- Interactive map of Degema
- Degema Location within Nigeria Degema Location within Africa
- Coordinates: 4°48′N 6°48′E﻿ / ﻿4.8°N 6.8°E
- Country: Nigeria
- State: Rivers State
- Date created: 27 May 1967

Government
- • Local Government Chairman: Dr. Agiriye Monima Harry (APP)
- • Deputy Local Government Chairman: Hon. Mrs. Ibimina Jaja (APP)
- • Local Government Council: Ward 1: Enegberenaa Godspower (APP) Ward 2: Tekena Dapper (APP) Ward 3:Somina Longjohn (APP) Ward 4: Destiny Ago Walson (APP) Ward 5: Tombo Dohubo Benjamin (PDP) Ward 6: Elis Da-Ombu Faith (PDP) Ward 7: Alapuye Duke (PDP) Ward 8: Johnson E. Johnson (PDP) Ward 9: Agborubere Ngokombo B. (PDP) Ward 10; Patience Ikiroma-Owiye (PDP) Ward 11: Ideresin Garrick (PDP) Ward 12: Sweiyi Moses Benneth (PDP) Ward 13: Iwayivi Dede Solomon (PDP) Ward 14: Tamunoemi O. Harry (PDP) Ward 15: Lugard Cousin Daminabo (PDP) Ward 16: Elvis Osima Gogo (PDP) Ward 17: Mrs. Mfraka Benebo Omoni (PDP)

Area
- • Land: 1,011 km^{2} (390 sq mi)

Population (2006)
- • Total: 249,773
- • Density: 247.1/km^{2} (639.9/sq mi)
- Time zone: UTC+1 (WAT)
- Postal code: 504
- Website: www.degemalocalgovernmentarea.com.ng

= Degema, Nigeria =

Degema is a town and LGA situated in Rivers State in the South South geo-political zone of Nigeria.

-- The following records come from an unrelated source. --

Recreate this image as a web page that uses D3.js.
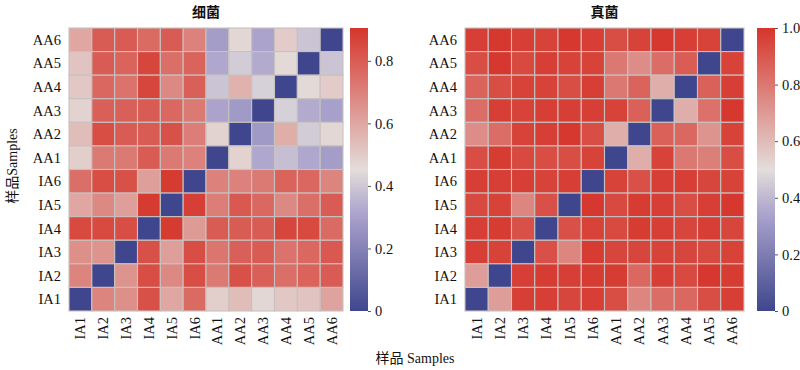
<!DOCTYPE html>
<html>
<head>
<meta charset="utf-8">
<script src="https://cdn.jsdelivr.net/npm/d3@7/dist/d3.min.js"></script>
<style>
  body {margin: 0; background: #fff;}
  text {font-family: 'Liberation Serif', 'DejaVu Serif', serif; fill: #111;}
  .cjk {font-family: 'Noto Sans CJK SC', sans-serif;}
</style>
</head>
<body>
<svg id="chart" width="800" height="370"></svg>
<script>
// column order, left to right
const samples = ['IA1', 'IA2', 'IA3', 'IA4', 'IA5', 'IA6',
  'AA1', 'AA2', 'AA3', 'AA4', 'AA5', 'AA6'];
// row order, top to bottom
const rowSamples = ['AA6', 'AA5', 'AA4', 'AA3', 'AA2', 'AA1',
  'IA6', 'IA5', 'IA4', 'IA3', 'IA2', 'IA1'];

// 细菌 dissimilarity, one array per row (rowSamples order)
const bacteria = [
  [0.60, 0.80, 0.80, 0.76, 0.80, 0.70, 0.29, 0.47, 0.31, 0.50, 0.39, 0.00],
  [0.52, 0.80, 0.78, 0.86, 0.75, 0.78, 0.32, 0.41, 0.33, 0.46, 0.00, 0.39],
  [0.51, 0.77, 0.74, 0.86, 0.68, 0.79, 0.39, 0.57, 0.42, 0.00, 0.46, 0.50],
  [0.48, 0.79, 0.79, 0.80, 0.77, 0.72, 0.31, 0.28, 0.00, 0.42, 0.33, 0.30],
  [0.54, 0.84, 0.80, 0.80, 0.83, 0.71, 0.48, 0.00, 0.28, 0.58, 0.41, 0.47],
  [0.49, 0.72, 0.72, 0.80, 0.72, 0.70, 0.00, 0.48, 0.32, 0.38, 0.32, 0.29],
  [0.75, 0.84, 0.83, 0.62, 0.89, 0.00, 0.70, 0.70, 0.72, 0.78, 0.77, 0.69],
  [0.60, 0.68, 0.62, 0.89, 0.00, 0.88, 0.71, 0.81, 0.77, 0.68, 0.75, 0.80],
  [0.85, 0.85, 0.84, 0.00, 0.89, 0.63, 0.80, 0.80, 0.80, 0.86, 0.85, 0.76],
  [0.66, 0.65, 0.00, 0.83, 0.62, 0.84, 0.73, 0.79, 0.80, 0.74, 0.77, 0.81],
  [0.69, 0.00, 0.65, 0.84, 0.68, 0.84, 0.72, 0.83, 0.79, 0.75, 0.78, 0.80],
  [0.00, 0.69, 0.66, 0.83, 0.60, 0.76, 0.49, 0.54, 0.47, 0.51, 0.52, 0.61],
];

// 真菌 dissimilarity, one array per row (rowSamples order)
const fungi = [
  [0.97, 0.99, 0.97, 0.96, 0.99, 0.97, 0.93, 0.96, 0.99, 0.97, 0.96, 0.00],
  [0.93, 0.99, 0.94, 0.97, 0.96, 0.96, 0.80, 0.74, 0.83, 0.88, 0.00, 0.96],
  [0.86, 0.93, 0.96, 0.96, 0.93, 0.97, 0.80, 0.86, 0.64, 0.00, 0.87, 0.97],
  [0.83, 0.97, 0.96, 0.97, 0.97, 0.97, 0.96, 0.87, 0.00, 0.64, 0.82, 0.99],
  [0.74, 0.83, 0.96, 0.97, 0.99, 0.93, 0.64, 0.00, 0.87, 0.85, 0.72, 0.96],
  [0.93, 0.98, 0.94, 0.93, 0.93, 0.96, 0.00, 0.64, 0.96, 0.80, 0.78, 0.93],
  [0.97, 0.97, 0.97, 0.96, 0.97, 0.00, 0.96, 0.92, 0.97, 0.97, 0.95, 0.96],
  [0.94, 0.96, 0.76, 0.92, 0.00, 0.99, 0.94, 0.98, 0.97, 0.93, 0.97, 0.99],
  [0.97, 0.98, 0.92, 0.00, 0.92, 0.96, 0.94, 0.98, 0.97, 0.95, 0.97, 0.95],
  [0.97, 0.96, 0.00, 0.92, 0.76, 0.98, 0.95, 0.95, 0.96, 0.95, 0.94, 0.96],
  [0.69, 0.00, 0.97, 0.98, 0.97, 0.98, 0.98, 0.85, 0.97, 0.94, 0.99, 0.98],
  [0.00, 0.69, 0.97, 0.97, 0.95, 0.97, 0.93, 0.76, 0.83, 0.85, 0.93, 0.97],
];

const bacteriaTicks = [0, 0.2, 0.4, 0.6, 0.8];
const fungiTicks = [0, 0.2, 0.4, 0.6, 0.8, 1.0];

// palette stops, as fractions of each map's maximum
const paletteStops = [0, 0.34, 0.5, 1];
const paletteColors = ['#3f468d', '#aaa2cc', '#e3dddb', '#d6352b'];

let svg = d3.select('#chart');

/**
* Draw one heatmap with its colour bar.
*/
function heatmap(opts) {
  const top = 28;
  const height = 283;
  let x = d3.scaleBand().domain(samples).range([opts.left, opts.left + opts.width]);
  let y = d3.scaleBand().domain(rowSamples).range([top, top + height]);
  let color = d3.scaleLinear()
    .domain(paletteStops.map(function(s) { return s * opts.max; }))
    .range(paletteColors)
    .interpolate(d3.interpolateRgb)
    .clamp(true);

  let cells = [];
  opts.data.forEach(function(row, i) {
    row.forEach(function(v, j) {
      cells.push({row: rowSamples[i], col: samples[j], value: v});
    });
  });

  let g = svg.append('g');

  g.selectAll('rect.cell').data(cells)
    .enter().append('rect')
      .attr('class', 'cell')
      .attr('x', function(d) { return x(d.col); })
      .attr('y', function(d) { return y(d.row); })
      .attr('width', x.bandwidth())
      .attr('height', y.bandwidth())
      .attr('fill', function(d) { return color(d.value); })
      .attr('stroke', '#c8c1c0')
      .attr('stroke-width', 1.1);

  // row labels
  g.selectAll('text.row').data(rowSamples)
    .enter().append('text')
      .attr('x', opts.left - 8)
      .attr('y', function(d) { return y(d) + y.bandwidth() / 2; })
      .attr('dy', '0.35em')
      .attr('text-anchor', 'end')
      .style('font-size', '14.5px')
      .text(function(d) { return d; });

  // column labels, rotated
  g.selectAll('text.col').data(samples)
    .enter().append('text')
      .attr('transform', function(d) {
        return 'translate(' + (x(d) + x.bandwidth() / 2) + ',' + (top + height + 6) + ') rotate(-90)';
      })
      .attr('dy', '0.35em')
      .attr('text-anchor', 'end')
      .style('font-size', '14.5px')
      .text(function(d) { return d; });

  // title
  g.append('text')
      .attr('class', 'cjk')
      .attr('x', opts.left + opts.width / 2)
      .attr('y', 17)
      .attr('text-anchor', 'middle')
      .style('font-size', '14px')
      .style('font-weight', 'bold')
      .text(opts.title);

  // colour bar
  const barX = opts.barX;
  const barW = 18;
  let barY = d3.scaleLinear().domain([0, opts.max]).range([top + height, top]);

  let grad = svg.append('defs').append('linearGradient')
      .attr('id', opts.id)
      .attr('x1', 0).attr('y1', 1).attr('x2', 0).attr('y2', 0);
  d3.range(0, 1.0001, 0.05).forEach(function(t) {
    grad.append('stop')
        .attr('offset', t)
        .attr('stop-color', color(t * opts.max));
  });

  g.append('rect')
      .attr('x', barX)
      .attr('y', top)
      .attr('width', barW)
      .attr('height', height)
      .attr('fill', 'url(#' + opts.id + ')');

  let axis = d3.axisRight(barY)
      .tickValues(opts.ticks)
      .tickSize(3)
      .tickPadding(4)
      .tickFormat(opts.format);

  let ax = g.append('g')
      .attr('transform', 'translate(' + (barX + barW) + ',0)')
      .call(axis);
  ax.select('.domain').remove();
  ax.selectAll('line').attr('stroke', '#555');
  ax.selectAll('text')
      .style('font-size', '14.5px')
      .style('font-family', "'Liberation Serif', serif");
}

heatmap({
  id: 'gradBacteria',
  title: '细菌',
  data: bacteria,
  max: 0.905,
  ticks: bacteriaTicks,
  format: function(d) { return d === 0 ? '0' : d3.format('.1f')(d); },
  left: 69,
  width: 274,
  barX: 350,
});

heatmap({
  id: 'gradFungi',
  title: '真菌',
  data: fungi,
  max: 1.0,
  ticks: fungiTicks,
  format: function(d) { return d === 0 ? '0' : d3.format('.1f')(d); },
  left: 465,
  width: 279,
  barX: 757,
});

// axis titles
let yTitle = svg.append('text')
    .attr('transform', 'translate(12,166) rotate(-90)')
    .attr('text-anchor', 'middle')
    .attr('dy', '0.35em')
    .style('font-size', '14px');
yTitle.append('tspan').attr('class', 'cjk').text('样品');
yTitle.append('tspan').text('Samples');

let xTitle = svg.append('text')
    .attr('x', 415)
    .attr('y', 363)
    .attr('text-anchor', 'middle')
    .style('font-size', '14px');
xTitle.append('tspan').attr('class', 'cjk').text('样品');
xTitle.append('tspan').text(' Samples');
</script>
</body>
</html>
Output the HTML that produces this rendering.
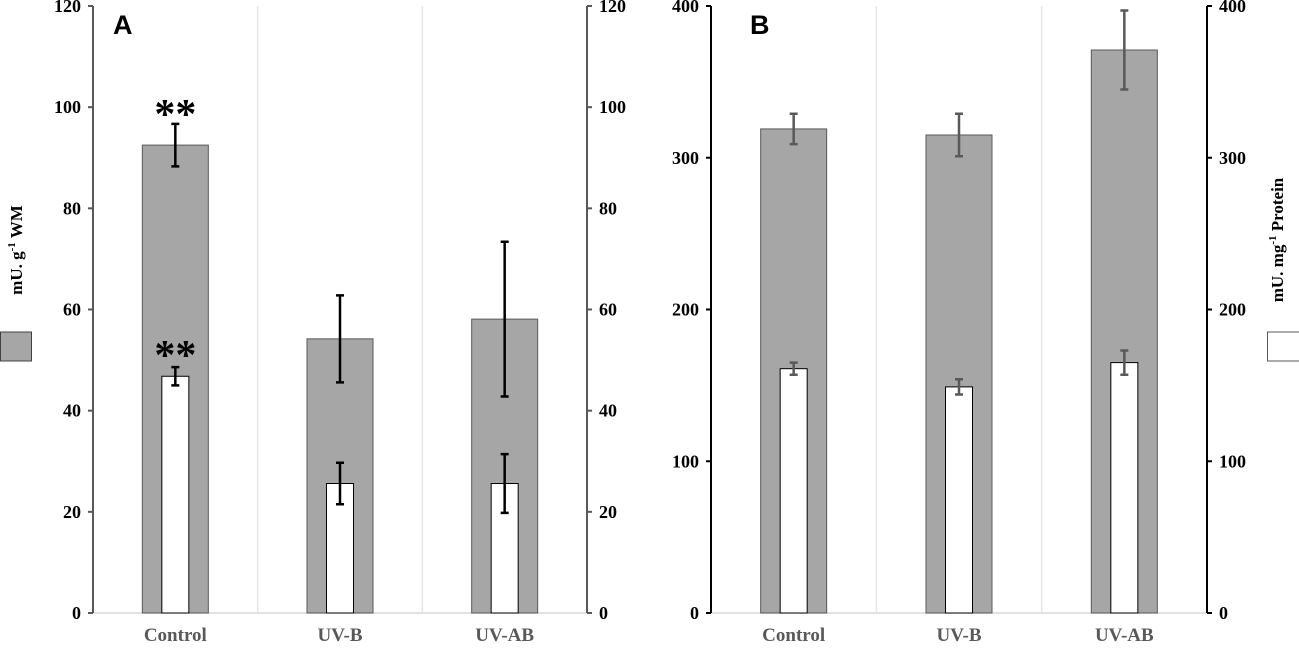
<!DOCTYPE html>
<html><head><meta charset="utf-8"><style>
body{margin:0;background:#fff}
svg text{font-family:"Liberation Serif",serif;font-weight:bold}
svg text.sans{font-family:"Liberation Sans",sans-serif}
</style></head><body>
<svg id="c" width="1299" height="644" xmlns="http://www.w3.org/2000/svg"></svg>
<script>
const categories=["Control","UV-B","UV-AB"];
const aGray=[92.5,54.2,58.1];
const aGrayErr=[4.2,8.6,15.3];
const aWhite=[46.8,25.6,25.6];
const aWhiteErr=[1.8,4.1,5.8];
const bGray=[319,315,371];
const bGrayErr=[10,14,26];
const bWhite=[161,149,165];
const bWhiteErr=[4,5,8];
const aTicks=[0,20,40,60,80,100,120];
const bTicks=[0,100,200,300,400];
const aStars=[true,false,false];

const svg=document.getElementById('c');
const NS="http://www.w3.org/2000/svg";
function mk(t,a,txt){const e=document.createElementNS(NS,t);for(const k in a)e.setAttribute(k,a[k]);if(txt!==undefined)e.textContent=txt;svg.appendChild(e);return e;}
const y0=613,yTop=6;
function panel(p){
  const {x0,x1,max,ticks,gray,grayErr,white,whiteErr,errCol,lblL,lblR,name}=p;
  const ys=v=>y0-(v/max)*(y0-yTop);
  const bw=(x1-x0)/categories.length;
  const xc=i=>x0+bw*(i+0.5);
  for(let i=1;i<categories.length;i++){
    const l=mk('line',{x1:x0+bw*i,x2:x0+bw*i,y1:yTop,y2:y0,stroke:'#e6e6e6','stroke-width':1.5});
    
    
  }
  const base=mk('line',{x1:x0,x2:x1,y1:y0,y2:y0,stroke:'#d9d9d9','stroke-width':1.5});
  
  
  categories.forEach((c,i)=>{
    const g=mk('rect',{x:xc(i)-33,y:ys(gray[i]),width:66,height:y0-ys(gray[i]),fill:'#a6a6a6',stroke:'#595959','stroke-width':1});
    
    
    const w=mk('rect',{x:xc(i)-13.5,y:ys(white[i]),width:27,height:y0-ys(white[i]),fill:'#fff',stroke:'#000','stroke-width':1});
    
    
    [[gray[i],grayErr[i]],[white[i],whiteErr[i]]].forEach(([v,e],k)=>{
      const t=ys(v+e),b=ys(v-e),x=xc(i);
      const el=mk('path',{d:`M${x},${t}V${b}M${x-4},${t}H${x+4}M${x-4},${b}H${x+4}`,stroke:errCol,'stroke-width':2.5,fill:'none'});
      
      
    });
    const lb=mk('text',{x:xc(i),y:641,'text-anchor':'middle','font-size':19,fill:'#595959'},c);
    
    
  });
  [[x0,-1,lblL],[x1,1,lblR]].forEach(([ax,dir,col])=>{
    const a=mk('line',{x1:ax,x2:ax,y1:yTop,y2:y0,stroke:col,'stroke-width':2});
    
    
    ticks.forEach(t=>{
      mk('line',{x1:ax,x2:ax+dir*5,y1:ys(t),y2:ys(t),stroke:col,'stroke-width':2});
      const tx=mk('text',{x:ax+dir*(dir<0?12:12),y:ys(t)+6,'text-anchor':dir<0?'end':'start','font-size':18,fill:'#000'},t);
      
      
    });
  });
  return {ys,xc};
}
const A=panel({x0:93,x1:587,max:120,ticks:aTicks,gray:aGray,grayErr:aGrayErr,white:aWhite,whiteErr:aWhiteErr,errCol:'#000',lblL:'#595959',lblR:'#595959',name:'panel-a'});
const B=panel({x0:711,x1:1207,max:400,ticks:bTicks,gray:bGray,grayErr:bGrayErr,white:bWhite,whiteErr:bWhiteErr,errCol:'#595959',lblL:'#000',lblR:'#000',name:'panel-b'});
categories.forEach((c,i)=>{
  if(!aStars[i])return;
  const s1=mk('text',{x:A.xc(i),y:A.ys(aGray[i]+aGrayErr[i])+4,'text-anchor':'middle','font-size':42,fill:'#000'},'**');
  
  
  const s2=mk('text',{x:A.xc(i),y:A.ys(aWhite[i]+aWhiteErr[i])+2,'text-anchor':'middle','font-size':42,fill:'#000'},'**');
  
  
});
</script>
<svg style="position:absolute;left:0;top:0" width="1299" height="644" xmlns="http://www.w3.org/2000/svg">
<text class="sans" x="113" y="34" font-size="27">A</text>
<text class="sans" x="750" y="34" font-size="27">B</text>
<text transform="translate(22,250) rotate(-90)" text-anchor="middle" font-size="17">mU. g<tspan font-size="11" dy="-7">-1</tspan><tspan dy="7"> WM</tspan></text>
<rect x="0.5" y="332" width="31" height="29" fill="#a6a6a6" stroke="#404040" stroke-width="1"/>
<text transform="translate(1283,240) rotate(-90)" text-anchor="middle" font-size="17">mU. mg<tspan font-size="11" dy="-7">-1</tspan><tspan dy="7"> Protein</tspan></text>
<rect x="1267.5" y="332" width="32" height="29" fill="#fff" stroke="#595959" stroke-width="1"/>
</svg>
</body></html>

The population of Degema Local Government Area is estimated at 138,941 inhabitants with the majority of the people residing there being members of the Degema and Ijaw tribal divisions. In the early 19th century, after slave trade it was a major exporter of kernels and palm oil and it is located in an area of mangroves, tropical forests and swamps. The Ijaw and Degema dialects are widely spoken in the area while Christianity is the common religion practiced in the area. Degema is home to a number of festivals which includes the Agiri and Igugule festivals while the popular landmarks in the area includes the Degema General Hospital, Medium Security Custodial Center, Degema, Zonal Hospital Degema, RT Hon. Tonye E. Harry Stadium, A Comprehensive Health center. It has an area of 1,011 km^{2} and a population of 249,773 at the 2006 census.

The postal code of the area is 504. Degema shares border with Asari Toru to the North, Akuku-Toru to the west, Okrika and Bonny to the east, and a river to the south.

== Climate ==
Degema has a hot, humid climate that experiences uncomfortable weather all year round. The wet season is warm and cloudy. It rarely drops below 64 °F or rises beyond 90 °F throughout the year, usually fluctuating between 71 °F and 87 °F yearly.

== List of communities and towns in Degema LGA ==
The towns and villages that make up Degema LGA includes Degema, Bakana, Usokun-Degema, Ogurama, Tombia, Ke, Bille, Obuama and Bukuma.